Some annuities allow for the designation of beneficiaries, meaning that if the owner dies, the remaining payments or a lump sum may be passed directly to the beneficiary, often bypassing the probate process.
Examples of Annuities:
Retirement Income Security: A retired teacher wants to ensure she has a predictable income stream to cover her living expenses after her pension and Social Security. She uses a portion of her retirement savings to purchase a fixed annuity from an insurance company. The annuity contract guarantees her a specific monthly payment for the rest of her life, providing her with financial security and peace of mind, knowing she won't run out of money.
Explanation: This illustrates an annuity as a contract providing guaranteed regular payments (monthly) for life, fulfilling the core purpose of reliable retirement income. The "fixed" aspect means the payment amount is predetermined and stable, offering predictability.
Estate Planning for Dependents: A couple in their late 60s wants to leave a guaranteed income for their adult child for a specific duration, even if they both pass away relatively soon. They purchase a fixed-period annuity for 15 years, naming their child as the beneficiary. The annuity will make annual payments for 15 years. If both parents pass away after 5 years, the child will continue to receive the payments for the remaining 10 years.

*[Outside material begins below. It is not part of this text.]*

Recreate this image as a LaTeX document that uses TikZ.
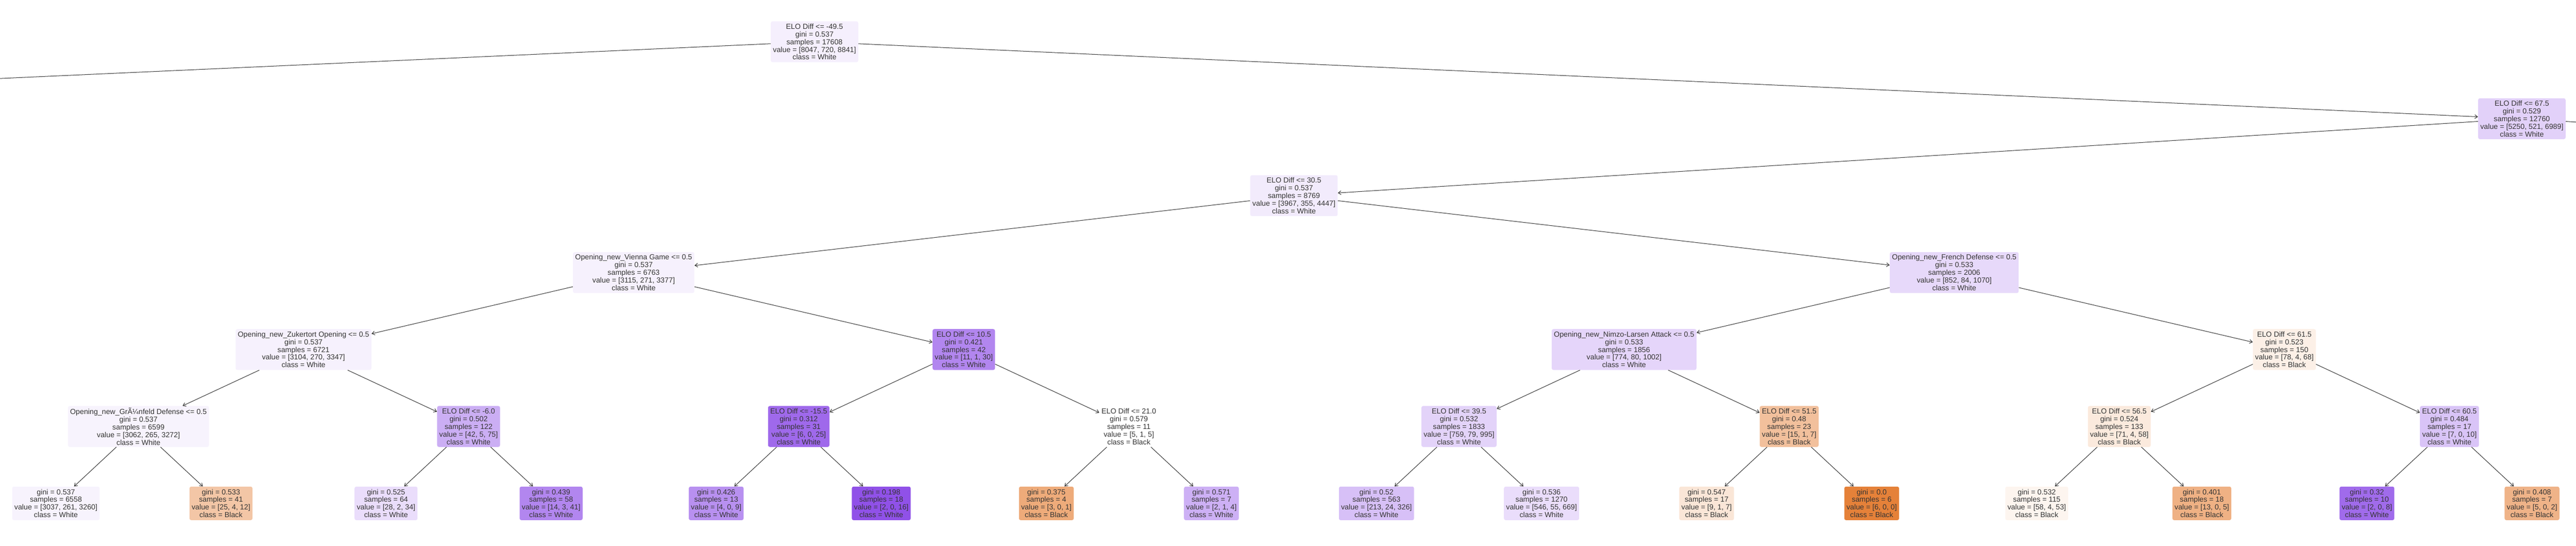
\documentclass[tikz,border=0pt]{standalone}
\usepackage{fontspec}
\setmainfont{Liberation Sans}
\usetikzlibrary{arrows.meta}
\definecolor{wht}{RGB}{129,57,229}
\definecolor{blk}{RGB}{229,129,57}
\begin{document}
\begin{tikzpicture}[x=0.5pt,y=-0.5pt,>={Straight Barb[length=4pt,width=5.5pt]},
    nd/.style={rounded corners=2.5pt,inner xsep=3.15pt,inner ysep=0pt,align=center,minimum height=58.5pt,text=black!80,font=\fontsize{10.5}{11}\selectfont},
    lf/.style={nd,minimum height=48pt},
    ed/.style={->,line width=0.75pt,black!80}]
    \useasboundingbox(0,0)rectangle(7372,1560);
    \clip(0,0)rectangle(7372,1560);

    \node[nd,fill=wht!8](r)at(2331,119.5){ELO Diff <= -49.5\\gini = 0.537\\samples = 17608\\value = [8047, 720, 8841]\\class = White};
    \coordinate(rl)at(-2555,339.5);
    \node[nd,fill=wht!23](n1)at(7217,339.5){ELO Diff <= 67.5\\gini = 0.529\\samples = 12760\\value = [5250, 521, 6989]\\class = White};
    \coordinate(n1r)at(10730,559.5);
    \node[nd,fill=wht!10](n2)at(3703,559.5){ELO Diff <= 30.5\\gini = 0.537\\samples = 8769\\value = [3967, 355, 4447]\\class = White};

    \node[nd,fill=wht!7](vg)at(1813.4,779.5){Opening\_new\_Vienna Game <= 0.5\\gini = 0.537\\samples = 6763\\value = [3115, 271, 3377]\\class = White};
    \node[nd,fill=wht!19](fd)at(5592.6,779.5){Opening\_new\_French Defense <= 0.5\\gini = 0.533\\samples = 2006\\value = [852, 84, 1070]\\class = White};

    \node[nd,fill=wht!7](zo)at(868.6,999.5){Opening\_new\_Zukertort Opening <= 0.5\\gini = 0.537\\samples = 6721\\value = [3104, 270, 3347]\\class = White};
    \node[nd,fill=wht!61](e10)at(2758.2,999.5){ELO Diff <= 10.5\\gini = 0.421\\samples = 42\\value = [11, 1, 30]\\class = White};
    \node[nd,fill=wht!21](nl)at(4647.8,999.5){Opening\_new\_Nimzo-Larsen Attack <= 0.5\\gini = 0.533\\samples = 1856\\value = [774, 80, 1002]\\class = White};
    \node[nd,fill=blk!12](e61)at(6537.4,999.5){ELO Diff <= 61.5\\gini = 0.523\\samples = 150\\value = [78, 4, 68]\\class = Black};

    \node[nd,fill=wht!6](gf)at(396.2,1219.5){Opening\_new\_GrÃ¼nfeld Defense <= 0.5\\gini = 0.537\\samples = 6599\\value = [3062, 265, 3272]\\class = White};
    \node[nd,fill=wht!41](em6)at(1341,1219.5){ELO Diff <= -6.0\\gini = 0.502\\samples = 122\\value = [42, 5, 75]\\class = White};
    \node[nd,fill=wht!76](em15)at(2285.8,1219.5){ELO Diff <= -15.5\\gini = 0.312\\samples = 31\\value = [6, 0, 25]\\class = White};
    \node[nd,fill=white](e21)at(3230.6,1219.5){ELO Diff <= 21.0\\gini = 0.579\\samples = 11\\value = [5, 1, 5]\\class = Black};
    \node[nd,fill=wht!22](e39)at(4175.4,1219.5){ELO Diff <= 39.5\\gini = 0.532\\samples = 1833\\value = [759, 79, 995]\\class = White};
    \node[nd,fill=blk!50](e51)at(5120.2,1219.5){ELO Diff <= 51.5\\gini = 0.48\\samples = 23\\value = [15, 1, 7]\\class = Black};
    \node[nd,fill=blk!17](e56)at(6065,1219.5){ELO Diff <= 56.5\\gini = 0.524\\samples = 133\\value = [71, 4, 58]\\class = Black};
    \node[nd,fill=wht!30](e60)at(7009.8,1219.5){ELO Diff <= 60.5\\gini = 0.484\\samples = 17\\value = [7, 0, 10]\\class = White};

    \node[lf,fill=wht!6](l1)at(160,1439.5){gini = 0.537\\samples = 6558\\value = [3037, 261, 3260]\\class = White};
    \node[lf,fill=blk!45](l2)at(632.4,1439.5){gini = 0.533\\samples = 41\\value = [25, 4, 12]\\class = Black};
    \node[lf,fill=wht!17](l3)at(1104.8,1439.5){gini = 0.525\\samples = 64\\value = [28, 2, 34]\\class = White};
    \node[lf,fill=wht!61](l4)at(1577.2,1439.5){gini = 0.439\\samples = 58\\value = [14, 3, 41]\\class = White};
    \node[lf,fill=wht!56](l5)at(2049.6,1439.5){gini = 0.426\\samples = 13\\value = [4, 0, 9]\\class = White};
    \node[lf,fill=wht!88](l6)at(2522,1439.5){gini = 0.198\\samples = 18\\value = [2, 0, 16]\\class = White};
    \node[lf,fill=blk!67](l7)at(2994.4,1439.5){gini = 0.375\\samples = 4\\value = [3, 0, 1]\\class = Black};
    \node[lf,fill=wht!40](l8)at(3466.8,1439.5){gini = 0.571\\samples = 7\\value = [2, 1, 4]\\class = White};
    \node[lf,fill=wht!32](l9)at(3939.2,1439.5){gini = 0.52\\samples = 563\\value = [213, 24, 326]\\class = White};
    \node[lf,fill=wht!17](l10)at(4411.6,1439.5){gini = 0.536\\samples = 1270\\value = [546, 55, 669]\\class = White};
    \node[lf,fill=blk!20](l11)at(4884,1439.5){gini = 0.547\\samples = 17\\value = [9, 1, 7]\\class = Black};
    \node[lf,fill=blk](l12)at(5356.4,1439.5){gini = 0.0\\samples = 6\\value = [6, 0, 0]\\class = Black};
    \node[lf,fill=blk!8](l13)at(5828.8,1439.5){gini = 0.532\\samples = 115\\value = [58, 4, 53]\\class = Black};
    \node[lf,fill=blk!62](l14)at(6301.2,1439.5){gini = 0.401\\samples = 18\\value = [13, 0, 5]\\class = Black};
    \node[lf,fill=wht!75](l15)at(6773.6,1439.5){gini = 0.32\\samples = 10\\value = [2, 0, 8]\\class = White};
    \node[lf,fill=blk!60](l16)at(7246,1439.5){gini = 0.408\\samples = 7\\value = [5, 0, 2]\\class = Black};

    \draw[ed](r)--(rl);
    \draw[ed](r)--(n1);
    \draw[ed](n1)--(n2);
    \draw[ed](n1)--(n1r);
    \draw[ed](n2)--(vg);
    \draw[ed](n2)--(fd);
    \draw[ed](vg)--(zo);
    \draw[ed](vg)--(e10);
    \draw[ed](fd)--(nl);
    \draw[ed](fd)--(e61);
    \draw[ed](zo)--(gf);
    \draw[ed](zo)--(em6);
    \draw[ed](e10)--(em15);
    \draw[ed](e10)--(e21);
    \draw[ed](nl)--(e39);
    \draw[ed](nl)--(e51);
    \draw[ed](e61)--(e56);
    \draw[ed](e61)--(e60);
    \draw[ed](gf)--(l1);
    \draw[ed](gf)--(l2);
    \draw[ed](em6)--(l3);
    \draw[ed](em6)--(l4);
    \draw[ed](em15)--(l5);
    \draw[ed](em15)--(l6);
    \draw[ed](e21)--(l7);
    \draw[ed](e21)--(l8);
    \draw[ed](e39)--(l9);
    \draw[ed](e39)--(l10);
    \draw[ed](e51)--(l11);
    \draw[ed](e51)--(l12);
    \draw[ed](e56)--(l13);
    \draw[ed](e56)--(l14);
    \draw[ed](e60)--(l15);
    \draw[ed](e60)--(l16);
\end{tikzpicture}
\end{document}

Explanation: This example demonstrates an annuity used for estate planning, specifically a fixed-period annuity where payments are guaranteed for a set number of years. It also highlights the beneficiary feature, where payments continue to a designated person even after the original owner's death, often bypassing the probate process.
Supplemental Retirement Growth with Income Potential: A young professional, after maximizing contributions to their 401(k), wants to invest additional savings for retirement with the potential for market growth, but also desires a future income stream. They purchase a variable annuity, allocating their funds into several investment sub-accounts offered by the insurance company. While the value of their annuity will fluctuate with the market, they anticipate converting it into a stream of income payments later in life, with the payment amounts potentially higher due to successful investment growth.
Explanation: This shows a variable annuity, where the individual takes on some investment risk for potential higher returns. It illustrates the investment aspect of annuities and how they can be used for long-term growth before converting to an income stream, often as a supplemental retirement savings vehicle after other tax-advantaged accounts are maxed out.
Simple Definition
An annuity is a contract, typically with an insurance company, where an individual makes payments in exchange for guaranteed future income. Often used for retirement planning, it provides regular disbursements for a set period or for life, helping to ensure a steady income stream and mitigate the risk of outliving one's savings.